Introduction to Data Center Acceleration for Software Programmers - 2024.1 English

Vitis Unified Software Platform Documentation: Application Acceleration Development (UG1393)

Document ID
UG1393
Release Date
2024-07-03
Version
2024.1 English

This chapter is intended for C/C++ software developers who want to accelerate their data center applications using AMD FPGA-based AMD Alveo™ Accelerator Cards. The goal of this guide is to introduce key concepts and provide a pathway for software developers to begin accelerating applications using the AMD Vitis™ compiler and integrated development environment (IDE).

FPGAs offer many advantages over traditional CPU/GPU acceleration, including a custom architecture capable of implementing any function that can run on a processor, resulting in better performance at lower power dissipation.

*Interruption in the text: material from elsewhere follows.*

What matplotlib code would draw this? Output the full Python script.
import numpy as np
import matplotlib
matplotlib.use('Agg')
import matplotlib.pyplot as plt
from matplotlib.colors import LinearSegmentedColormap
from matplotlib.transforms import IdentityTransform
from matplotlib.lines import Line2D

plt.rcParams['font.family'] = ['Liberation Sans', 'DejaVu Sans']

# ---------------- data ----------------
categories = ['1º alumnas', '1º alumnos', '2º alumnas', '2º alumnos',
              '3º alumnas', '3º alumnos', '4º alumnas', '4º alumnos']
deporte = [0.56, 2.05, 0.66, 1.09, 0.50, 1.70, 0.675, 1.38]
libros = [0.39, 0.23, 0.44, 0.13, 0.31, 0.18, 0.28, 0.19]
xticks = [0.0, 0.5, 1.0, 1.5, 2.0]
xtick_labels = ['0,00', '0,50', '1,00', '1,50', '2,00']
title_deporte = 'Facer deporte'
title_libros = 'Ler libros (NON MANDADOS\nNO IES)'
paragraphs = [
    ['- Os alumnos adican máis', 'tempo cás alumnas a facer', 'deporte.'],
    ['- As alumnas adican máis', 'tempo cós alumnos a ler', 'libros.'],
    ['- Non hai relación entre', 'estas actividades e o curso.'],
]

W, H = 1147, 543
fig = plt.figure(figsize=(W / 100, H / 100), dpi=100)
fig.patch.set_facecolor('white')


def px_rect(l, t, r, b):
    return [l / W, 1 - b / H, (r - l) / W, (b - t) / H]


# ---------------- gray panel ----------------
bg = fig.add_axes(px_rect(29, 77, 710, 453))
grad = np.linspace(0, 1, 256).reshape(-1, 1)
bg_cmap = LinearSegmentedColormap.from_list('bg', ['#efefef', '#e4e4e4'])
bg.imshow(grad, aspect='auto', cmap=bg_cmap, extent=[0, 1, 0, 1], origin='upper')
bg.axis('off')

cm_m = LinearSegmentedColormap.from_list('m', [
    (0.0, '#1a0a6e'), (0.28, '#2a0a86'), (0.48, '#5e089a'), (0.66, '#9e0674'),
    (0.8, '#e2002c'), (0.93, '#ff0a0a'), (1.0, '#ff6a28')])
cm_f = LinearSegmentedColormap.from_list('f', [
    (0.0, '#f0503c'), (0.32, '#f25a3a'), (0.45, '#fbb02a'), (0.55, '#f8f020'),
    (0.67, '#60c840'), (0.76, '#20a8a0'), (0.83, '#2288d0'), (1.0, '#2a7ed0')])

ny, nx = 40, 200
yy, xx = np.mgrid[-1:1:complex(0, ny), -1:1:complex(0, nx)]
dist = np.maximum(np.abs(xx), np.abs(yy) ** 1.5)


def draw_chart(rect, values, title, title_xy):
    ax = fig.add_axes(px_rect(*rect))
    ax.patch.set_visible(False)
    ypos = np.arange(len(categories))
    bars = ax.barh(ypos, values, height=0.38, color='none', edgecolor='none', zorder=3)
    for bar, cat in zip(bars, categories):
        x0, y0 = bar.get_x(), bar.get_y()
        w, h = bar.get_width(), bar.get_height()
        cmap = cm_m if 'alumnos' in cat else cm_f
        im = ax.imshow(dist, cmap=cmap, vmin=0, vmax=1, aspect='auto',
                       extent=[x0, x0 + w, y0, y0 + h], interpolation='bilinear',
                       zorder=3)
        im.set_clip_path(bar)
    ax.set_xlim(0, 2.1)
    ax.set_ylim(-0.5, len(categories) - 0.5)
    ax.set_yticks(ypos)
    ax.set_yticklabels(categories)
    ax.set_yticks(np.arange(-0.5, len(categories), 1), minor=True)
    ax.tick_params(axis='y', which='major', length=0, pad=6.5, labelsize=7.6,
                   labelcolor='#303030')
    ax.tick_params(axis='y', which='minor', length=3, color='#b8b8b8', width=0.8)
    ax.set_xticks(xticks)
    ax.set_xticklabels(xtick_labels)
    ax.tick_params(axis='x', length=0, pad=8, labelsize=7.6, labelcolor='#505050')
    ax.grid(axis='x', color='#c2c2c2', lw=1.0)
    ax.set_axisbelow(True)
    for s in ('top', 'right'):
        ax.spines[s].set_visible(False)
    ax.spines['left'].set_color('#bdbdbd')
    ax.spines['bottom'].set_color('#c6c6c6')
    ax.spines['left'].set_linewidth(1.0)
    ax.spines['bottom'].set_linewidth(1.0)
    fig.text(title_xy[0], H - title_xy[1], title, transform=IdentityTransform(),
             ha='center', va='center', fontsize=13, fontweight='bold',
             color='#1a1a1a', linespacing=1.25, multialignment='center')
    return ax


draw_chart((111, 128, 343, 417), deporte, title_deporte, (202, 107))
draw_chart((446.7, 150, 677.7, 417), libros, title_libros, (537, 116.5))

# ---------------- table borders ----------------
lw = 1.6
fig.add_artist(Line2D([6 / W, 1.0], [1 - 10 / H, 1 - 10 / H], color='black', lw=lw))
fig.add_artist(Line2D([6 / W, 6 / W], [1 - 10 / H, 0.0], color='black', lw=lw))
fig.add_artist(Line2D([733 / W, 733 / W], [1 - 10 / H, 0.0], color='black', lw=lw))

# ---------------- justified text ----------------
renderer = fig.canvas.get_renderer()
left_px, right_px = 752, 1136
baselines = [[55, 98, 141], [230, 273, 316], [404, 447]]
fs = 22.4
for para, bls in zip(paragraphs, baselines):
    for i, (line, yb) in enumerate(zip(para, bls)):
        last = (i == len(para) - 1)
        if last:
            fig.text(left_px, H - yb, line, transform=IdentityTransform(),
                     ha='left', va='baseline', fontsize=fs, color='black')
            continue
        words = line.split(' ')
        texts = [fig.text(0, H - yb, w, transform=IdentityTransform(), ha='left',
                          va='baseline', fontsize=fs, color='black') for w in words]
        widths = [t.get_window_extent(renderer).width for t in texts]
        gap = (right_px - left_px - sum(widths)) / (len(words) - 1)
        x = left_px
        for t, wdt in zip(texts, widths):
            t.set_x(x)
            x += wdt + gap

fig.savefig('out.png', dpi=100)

When compared with processor architectures, the structures that comprise the programmable logic (PL) fabric in an AMD device enable a high degree of parallelism in application execution.

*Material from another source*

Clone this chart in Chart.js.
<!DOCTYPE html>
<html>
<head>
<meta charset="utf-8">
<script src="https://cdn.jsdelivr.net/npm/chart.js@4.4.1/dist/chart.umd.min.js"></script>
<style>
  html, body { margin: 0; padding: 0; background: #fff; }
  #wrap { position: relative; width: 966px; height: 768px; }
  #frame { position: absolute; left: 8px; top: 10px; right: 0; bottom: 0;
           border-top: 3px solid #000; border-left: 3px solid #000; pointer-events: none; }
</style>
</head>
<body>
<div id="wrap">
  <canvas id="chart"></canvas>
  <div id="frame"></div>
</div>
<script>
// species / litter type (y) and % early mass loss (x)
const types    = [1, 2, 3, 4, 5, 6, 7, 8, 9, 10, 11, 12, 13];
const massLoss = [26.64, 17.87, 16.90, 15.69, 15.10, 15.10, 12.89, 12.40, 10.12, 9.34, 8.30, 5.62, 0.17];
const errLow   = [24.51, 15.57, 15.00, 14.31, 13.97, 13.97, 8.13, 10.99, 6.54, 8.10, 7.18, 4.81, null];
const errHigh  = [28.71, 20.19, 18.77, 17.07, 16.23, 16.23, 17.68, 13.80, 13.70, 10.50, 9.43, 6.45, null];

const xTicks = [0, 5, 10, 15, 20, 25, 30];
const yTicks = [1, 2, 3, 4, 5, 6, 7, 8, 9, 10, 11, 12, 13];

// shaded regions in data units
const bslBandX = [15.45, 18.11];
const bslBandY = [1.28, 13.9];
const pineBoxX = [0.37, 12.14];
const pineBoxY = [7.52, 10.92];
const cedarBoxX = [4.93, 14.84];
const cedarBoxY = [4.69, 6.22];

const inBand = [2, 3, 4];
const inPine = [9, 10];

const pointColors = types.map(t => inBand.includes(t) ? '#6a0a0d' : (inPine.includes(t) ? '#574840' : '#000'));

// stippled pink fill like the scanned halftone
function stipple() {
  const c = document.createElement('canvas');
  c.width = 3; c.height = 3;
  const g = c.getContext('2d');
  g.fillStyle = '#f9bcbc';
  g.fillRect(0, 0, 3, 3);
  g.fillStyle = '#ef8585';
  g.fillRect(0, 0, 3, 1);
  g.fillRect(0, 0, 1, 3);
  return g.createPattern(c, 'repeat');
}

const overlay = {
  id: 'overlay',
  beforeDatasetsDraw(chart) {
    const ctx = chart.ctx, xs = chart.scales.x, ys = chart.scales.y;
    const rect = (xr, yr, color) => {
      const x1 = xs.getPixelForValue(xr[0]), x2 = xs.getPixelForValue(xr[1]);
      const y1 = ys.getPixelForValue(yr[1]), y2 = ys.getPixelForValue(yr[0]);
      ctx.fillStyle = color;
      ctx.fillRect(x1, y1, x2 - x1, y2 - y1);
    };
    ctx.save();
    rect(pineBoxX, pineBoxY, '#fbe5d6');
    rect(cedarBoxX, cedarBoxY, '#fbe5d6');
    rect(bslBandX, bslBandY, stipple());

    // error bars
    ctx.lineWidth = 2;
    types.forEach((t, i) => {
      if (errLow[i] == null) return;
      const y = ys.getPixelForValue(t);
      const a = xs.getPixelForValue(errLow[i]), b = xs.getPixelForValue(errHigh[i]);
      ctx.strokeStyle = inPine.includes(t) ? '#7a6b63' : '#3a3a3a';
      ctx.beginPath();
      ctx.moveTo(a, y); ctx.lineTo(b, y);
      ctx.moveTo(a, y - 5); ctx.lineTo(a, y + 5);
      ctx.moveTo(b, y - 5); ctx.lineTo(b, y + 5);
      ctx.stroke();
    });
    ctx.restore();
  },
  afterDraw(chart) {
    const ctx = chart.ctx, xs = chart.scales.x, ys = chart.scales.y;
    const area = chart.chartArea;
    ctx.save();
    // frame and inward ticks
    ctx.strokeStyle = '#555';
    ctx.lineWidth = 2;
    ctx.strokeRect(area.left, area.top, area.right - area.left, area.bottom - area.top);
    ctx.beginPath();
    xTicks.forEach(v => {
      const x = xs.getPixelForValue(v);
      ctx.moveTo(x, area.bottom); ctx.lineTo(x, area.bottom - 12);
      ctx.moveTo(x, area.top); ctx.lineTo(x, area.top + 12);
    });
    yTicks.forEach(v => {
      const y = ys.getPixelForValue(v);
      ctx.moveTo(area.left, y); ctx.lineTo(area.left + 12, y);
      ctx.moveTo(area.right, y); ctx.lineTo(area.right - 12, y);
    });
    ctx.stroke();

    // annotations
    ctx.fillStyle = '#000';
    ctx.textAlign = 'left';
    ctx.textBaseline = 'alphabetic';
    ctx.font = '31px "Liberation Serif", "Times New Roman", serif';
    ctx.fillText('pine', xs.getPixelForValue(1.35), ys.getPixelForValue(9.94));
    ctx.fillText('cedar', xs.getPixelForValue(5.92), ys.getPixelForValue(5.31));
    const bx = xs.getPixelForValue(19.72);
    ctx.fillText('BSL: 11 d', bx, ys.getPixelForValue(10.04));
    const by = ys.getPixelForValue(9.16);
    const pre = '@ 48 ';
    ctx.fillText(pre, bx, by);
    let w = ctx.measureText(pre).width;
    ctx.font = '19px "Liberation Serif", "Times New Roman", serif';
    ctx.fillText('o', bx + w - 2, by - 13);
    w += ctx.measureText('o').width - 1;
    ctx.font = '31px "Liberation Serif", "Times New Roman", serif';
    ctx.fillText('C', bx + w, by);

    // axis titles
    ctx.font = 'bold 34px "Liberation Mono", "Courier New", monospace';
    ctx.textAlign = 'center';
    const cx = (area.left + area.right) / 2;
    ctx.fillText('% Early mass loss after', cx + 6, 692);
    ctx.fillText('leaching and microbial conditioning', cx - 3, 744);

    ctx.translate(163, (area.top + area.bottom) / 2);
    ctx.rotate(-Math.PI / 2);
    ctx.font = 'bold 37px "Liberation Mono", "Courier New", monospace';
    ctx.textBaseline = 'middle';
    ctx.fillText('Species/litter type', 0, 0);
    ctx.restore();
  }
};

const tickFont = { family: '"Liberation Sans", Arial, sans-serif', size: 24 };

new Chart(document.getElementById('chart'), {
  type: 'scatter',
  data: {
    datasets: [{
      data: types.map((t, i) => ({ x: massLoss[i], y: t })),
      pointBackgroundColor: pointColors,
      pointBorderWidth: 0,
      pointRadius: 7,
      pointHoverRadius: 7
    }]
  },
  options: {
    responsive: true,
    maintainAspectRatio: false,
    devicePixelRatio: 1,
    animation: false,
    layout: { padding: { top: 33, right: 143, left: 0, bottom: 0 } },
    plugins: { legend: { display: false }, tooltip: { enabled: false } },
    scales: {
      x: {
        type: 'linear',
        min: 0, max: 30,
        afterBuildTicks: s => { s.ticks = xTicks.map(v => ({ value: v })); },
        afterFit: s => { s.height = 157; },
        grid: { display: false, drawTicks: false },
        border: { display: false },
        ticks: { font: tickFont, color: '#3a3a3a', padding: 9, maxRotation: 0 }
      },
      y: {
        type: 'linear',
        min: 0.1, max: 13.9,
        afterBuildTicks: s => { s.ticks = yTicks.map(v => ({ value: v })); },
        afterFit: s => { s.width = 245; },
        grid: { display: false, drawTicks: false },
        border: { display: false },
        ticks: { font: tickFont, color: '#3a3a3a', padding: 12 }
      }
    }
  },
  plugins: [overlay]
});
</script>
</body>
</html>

The following are key concepts for creating accelerated applications on FPGAs resulting in greater acceleration performance vs CPU:

  • Applications written for CPU and FPGA are quite different, and rewriting the functions to be accelerated on an FPGA is required. Functions are executed sequentially on the CPU and must infer parallelism on FPGA for greater performance.
  • For application acceleration, the software program is split into a host application that runs on the CPU and compute functions, or kernels that run on the Alveo data center accelerator card. The XRT runtime library provides an API enabling the host application to interact with the kernels on the accelerator cards.
  • Data transfers between the host and global memory introduce latency, which can be costly to the overall application. To achieve acceleration in a real system, the performance achieved by the hardware acceleration kernels must outweigh the added latency of the data transfers.
  • The software developer should profile the original application and identify functions with the potential to be accelerated. Once the target functions are identified, a performance budget for each kernel should be determined to meet the overall application performance goal.
  • The memory hierarchy plays a key role in overall application performance. The memory accessed by kernels should be grouped as memory reads and writes in separate functions using a load-compute-store architecture. The kernels should access contiguous memory if possible and the number of accesses should be optimized by removing redundant accesses or by creating a local cache.

You are encouraged to review this material and the extended material referred to in the following topics. After reviewing this document that lists key concepts and examples along with extended reference material, you should have a practical understanding for developing or modifying existing functions to be targeted for acceleration with proper architecture that meets your performance needs.